Il mercurio prodotto dall'uomo riesce ad arrivare fino al luogo più inaccessibile e profondo degli oceani, scroccando un passaggio nelle carcasse dei pesci morti. Si pensava che il grosso della contaminazione da mercurio, un metallo tossico prodotto dalle attività umane, fosse confinato ai primi mille metri degli oceani, i più vicini alla superficie. Ma non è così: due nuovi studi rilevano presenza di mercurio nella Fossa delle Marianne, a quasi 11.000 metri di profondità. E anche in questo caso, c'è di mezzo la mano dell'uomo.
Il viaggio del mercurio. Le emissioni atmosferiche di mercurio sono prodotte soprattutto dalle centrali a carbone, dalle estrazioni minerarie, dai cementifici, dagli inceneritori e da altre attività dell'uomo.

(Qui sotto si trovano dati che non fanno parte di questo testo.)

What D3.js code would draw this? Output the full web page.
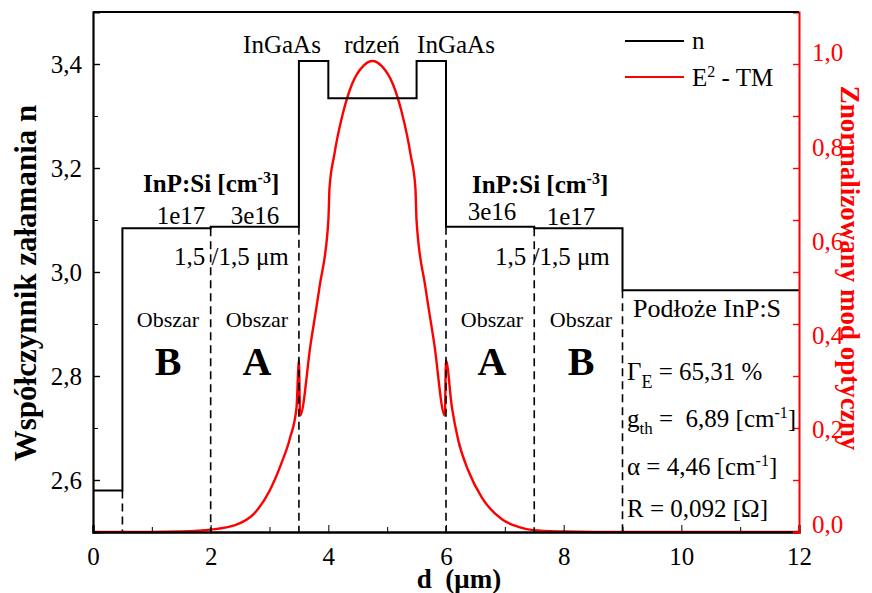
<!DOCTYPE html>
<html>
<head>
<meta charset="utf-8">
<script src="https://cdn.jsdelivr.net/npm/d3@7"></script>
<style>
  body { margin: 0; background: #fff; }
  svg text { font-family: "Liberation Serif", "Times New Roman", serif; }
</style>
</head>
<body>
<div id="chart"></div>
<script>
// warstwy falowodu: poczatek warstwy (um) i wspolczynnik n
var layerStart = [0, 0.5, 2, 3.5, 4, 5.5, 6, 7.5, 9];
var layerEnd = 12;
var layerN = [2.58, 3.084, 3.087, 3.406, 3.334, 3.406, 3.087, 3.084, 2.965];
var boundaries = [0.5, 2, 3.5, 6, 7.5, 9];

// znormalizowany mod E^2 - TM
var modeD = [0, 1.0, 1.5, 2.0, 2.4, 2.73, 3.0, 3.2, 3.35, 3.46, 3.5, 3.52, 3.7, 3.85, 4.0, 4.02,
             4.1, 4.25, 4.4, 4.6, 4.75, 4.9, 5.1, 5.25, 5.4, 5.48, 5.5, 5.65, 5.8, 5.98, 6.0,
             6.1, 6.21, 6.38, 6.61, 6.95, 7.23, 7.48, 8.0, 8.5, 12];
var modeE2 = [0, 0, 0.001, 0.005, 0.014, 0.038, 0.087, 0.145, 0.2, 0.265, 0.364, 0.247, 0.4, 0.52, 0.66, 0.73,
              0.8, 0.89, 0.95, 0.99, 1.0, 0.99, 0.95, 0.89, 0.8, 0.73, 0.66, 0.52, 0.4, 0.247, 0.364,
              0.265, 0.194, 0.13, 0.073, 0.027, 0.011, 0.004, 0.001, 0, 0];

var xTicks = [0, 2, 4, 6, 8, 10, 12];
var xMinor = [1, 3, 5, 7, 9, 11];
var nTicks = [2.6, 2.8, 3.0, 3.2, 3.4];
var nMinor = [2.5, 2.7, 2.9, 3.1, 3.3, 3.5];
var modeTicks = [0, 0.2, 0.4, 0.6, 0.8, 1.0];

var width = 872, height = 593;
var margin = { top: 12, right: 73, bottom: 61, left: 93 };
var red = "#ff0000";

var svg = d3.select("#chart").append("svg")
  .attr("width", width)
  .attr("height", height);

var x = d3.scaleLinear().domain([0, 12]).range([margin.left, width - margin.right]);
var yL = d3.scaleLinear().domain([2.5, 3.5]).range([height - margin.bottom, margin.top]);
var yR = d3.scaleLinear().domain([0, 1.104]).range([height - margin.bottom, margin.top]);

var comma = d => d3.format(".1f")(d).replace(".", ",");

// krzywa modu
var mode = modeD.map((d, i) => [d, modeE2[i]]);
svg.append("path")
  .datum(mode)
  .attr("fill", "none")
  .attr("stroke", red)
  .attr("stroke-width", 2.4)
  .attr("d", d3.line().x(d => x(d[0])).y(d => yR(d[1])).curve(d3.curveMonotoneX));

// profil n
var steps = layerStart.map((d, i) => [d, layerN[i]]);
steps.push([layerEnd, layerN[layerN.length - 1]]);
svg.append("path")
  .datum(steps)
  .attr("fill", "none")
  .attr("stroke", "#000")
  .attr("stroke-width", 2)
  .attr("d", d3.line().x(d => x(d[0])).y(d => yL(d[1])).curve(d3.curveStepAfter));

// przerywane granice warstw
svg.selectAll("line.bound")
  .data(boundaries)
  .join("line")
  .attr("class", "bound")
  .attr("x1", d => x(d)).attr("x2", d => x(d))
  .attr("y1", d => {
    var i = layerStart.indexOf(d);
    return yL(Math.min(layerN[i], layerN[i - 1]));
  })
  .attr("y2", yL(2.5))
  .attr("stroke", "#000")
  .attr("stroke-width", 1.6)
  .attr("stroke-dasharray", "8,5");

// osie
var fontAxis = "25px";

var gx = svg.append("g").attr("transform", `translate(0,${yL(2.5)})`)
  .call(d3.axisBottom(x).tickValues(xTicks).tickSize(-7).tickPadding(15).tickFormat(d3.format("d")));
svg.append("g").attr("transform", `translate(0,${yL(2.5)})`)
  .call(d3.axisBottom(x).tickValues(xMinor).tickSize(-5).tickFormat(""))
  .select(".domain").remove();
gx.select(".domain").attr("stroke-width", 2.4);
gx.selectAll("text").style("font-size", fontAxis).attr("fill", "#000");

var gy = svg.append("g").attr("transform", `translate(${x(0)},0)`)
  .call(d3.axisLeft(yL).tickValues(nTicks).tickSize(-7).tickPadding(11).tickFormat(comma));
svg.append("g").attr("transform", `translate(${x(0)},0)`)
  .call(d3.axisLeft(yL).tickValues(nMinor).tickSize(-5).tickFormat(""))
  .select(".domain").remove();
gy.select(".domain").attr("stroke-width", 2.2);
gy.selectAll("text").style("font-size", fontAxis).attr("fill", "#000");
gy.selectAll("line").attr("stroke-width", 1.4);

// prawa os: kreski jak lewa os, opisy wg skali modu
var gr = svg.append("g").attr("transform", `translate(${x(12)},0)`)
  .call(d3.axisRight(yL).tickValues(nTicks.concat(nMinor)).tickSize(-6).tickFormat(""));
gr.select(".domain").attr("stroke", red).attr("stroke-width", 2);
gr.selectAll("line").attr("stroke", red).attr("stroke-width", 1.4);

var grl = svg.append("g").attr("transform", `translate(${x(12)},-8)`)
  .call(d3.axisRight(yR).tickValues(modeTicks).tickSize(0).tickPadding(13).tickFormat(comma));
grl.select(".domain").remove();
grl.selectAll("text").style("font-size", fontAxis).attr("fill", red);

// gorna ramka
svg.append("line")
  .attr("x1", x(0)).attr("x2", x(12))
  .attr("y1", yL(3.5)).attr("y2", yL(3.5))
  .attr("stroke", "#000").attr("stroke-width", 1.8);

// tytuly osi
svg.append("text")
  .attr("transform", "translate(36,283) rotate(-90)")
  .attr("text-anchor", "middle")
  .style("font-size", "31px").style("font-weight", "bold")
  .text("Współczynnik załamania n");

svg.append("text")
  .attr("transform", "translate(841,268) rotate(90)")
  .attr("text-anchor", "middle")
  .attr("fill", red)
  .style("font-size", "27px").style("font-weight", "bold")
  .text("Znormalizowany mod optyczny");

svg.append("text")
  .attr("x", 459).attr("y", 588)
  .attr("text-anchor", "middle")
  .style("font-size", "27px").style("font-weight", "bold")
  .style("white-space", "pre")
  .text("d  (μm)");

// pomocnicza funkcja do tekstu z indeksami
function rich(px, py, parts, opts) {
  opts = opts || {};
  var t = svg.append("text")
    .attr("x", px).attr("y", py)
    .attr("text-anchor", opts.anchor || "start")
    .style("font-size", opts.size || "25px")
    .style("font-weight", opts.bold ? "bold" : "normal")
    .style("white-space", "pre")
    .attr("fill", opts.color || "#000");
  var shift = 0;
  parts.forEach(p => {
    var s = p[1] || 0;
    t.append("tspan")
      .attr("dy", s - shift)
      .style("font-size", p[2] || null)
      .text(p[0]);
    shift = s;
  });
  return t;
}

// legenda
svg.append("line").attr("x1", 625).attr("x2", 684).attr("y1", 41).attr("y2", 41)
  .attr("stroke", "#000").attr("stroke-width", 2);
rich(692, 49, [["n"]]);
svg.append("line").attr("x1", 625).attr("x2", 684).attr("y1", 77).attr("y2", 77)
  .attr("stroke", red).attr("stroke-width", 2);
rich(692, 86, [["E"], ["2", -9, "16px"], [" - TM", 0]]);

// opisy warstw
rich(282, 53, [["InGaAs"]], { anchor: "middle" });
rich(372, 53, [["rdzeń"]], { anchor: "middle" });
rich(456, 53, [["InGaAs"]], { anchor: "middle" });

rich(143, 192, [["InP:Si [cm"], ["-3", -9, "16px"], ["]", 0]], { bold: true });
rich(472, 193, [["InP:Si [cm"], ["-3", -9, "16px"], ["]", 0]], { bold: true });

rich(181, 224, [["1e17"]], { anchor: "middle" });
rich(255, 224, [["3e16"]], { anchor: "middle" });
rich(492, 220, [["3e16"]], { anchor: "middle" });
rich(571, 225, [["1e17"]], { anchor: "middle" });

rich(174, 265, [["1,5 /1,5 μm"]]);
rich(495, 265, [["1,5 /1,5 μm"]]);

[[168, "B"], [257, "A"], [492, "A"], [581, "B"]].forEach(a => {
  rich(a[0], 327, [["Obszar"]], { anchor: "middle", size: "22px" });
  rich(a[0], 375, [[a[1]]], { anchor: "middle", size: "40px", bold: true });
});

rich(633, 317, [["Podłoże InP:S"]], { size: "26px" });
rich(627, 380, [["Γ"], ["E", 8, "18px"], [" = 65,31 %", 0]]);
rich(627, 427, [["g"], ["th", 7, "17px"], [" =  6,89 [cm", 0], ["-1", -9, "16px"], ["]", 0]]);
rich(627, 475, [["α = 4,46 [cm"], ["-1", -9, "16px"], ["]", 0]]);
rich(627, 517, [["R = 0,092 [Ω]"]]);
</script>
</body>
</html>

Ogni anno oltre 2.000 tonnellate di questo mercurio di origine inorganica si depositano sulla terraferma e sulla superficie degli oceani, dove sono convertite in una forma altamente velenosa, il metilmercurio, che si accumula nell'organismo dei pesci e in altri animali marini. Il mercurio arriva negli oceani attraverso la pioggia, trascinato dal corso dei fiumi o trasportato dal vento.
carcasse dei pesci. Uno studio pubblicato a luglio aveva ipotizzato che il mercurio "piovesse" nelle fosse oceaniche attraverso microparticelle di materia organica costituite da residui di plancton oceanico o da materia fecale. Ma una nuova ricerca uscita su PNAS, ipotizza che la spiegazione più probabile di questo mercurio "profondo" siano le carcasse dei pesci che, prima di morire e sprofondare, si sono nutriti vicino alla superficie. È così che la velenosa eredità dell'uomo raggiunge i fondali oceanici.
traccia inconfondibile. Gli scienziati dell'Università del Michigan hanno analizzato la composizione isotopica del metilmercurio estratto dai resti di pesci abissali e crostacei ritrovati nella Fossa delle Marianne (nel Pacifico nord-occidentale) e nella Fossa delle Kermadec (10.047 metri di profondità), al largo della Nuova Zelanda. Il bilanciamento tra isotopi costituisce una firma chimica che permette di risalire alla provenienza di una certa sostanza.
Il mercurio che aveva avvelenato questi animali era lo stesso ritrovato in pesci che vivono vicino alla superficie del Pacifico, a circa 500 metri di profondità, ed è invece diverso da quello trasportato sul fondo dagli organismi planctonici. C'è quindi una corrispondenza tra il mercurio ritrovato in profondità nei pesci morti e quello presente nei pesci in acque meno profonde. E in ogni caso la fonte contaminante siamo (ancora una volta) noi.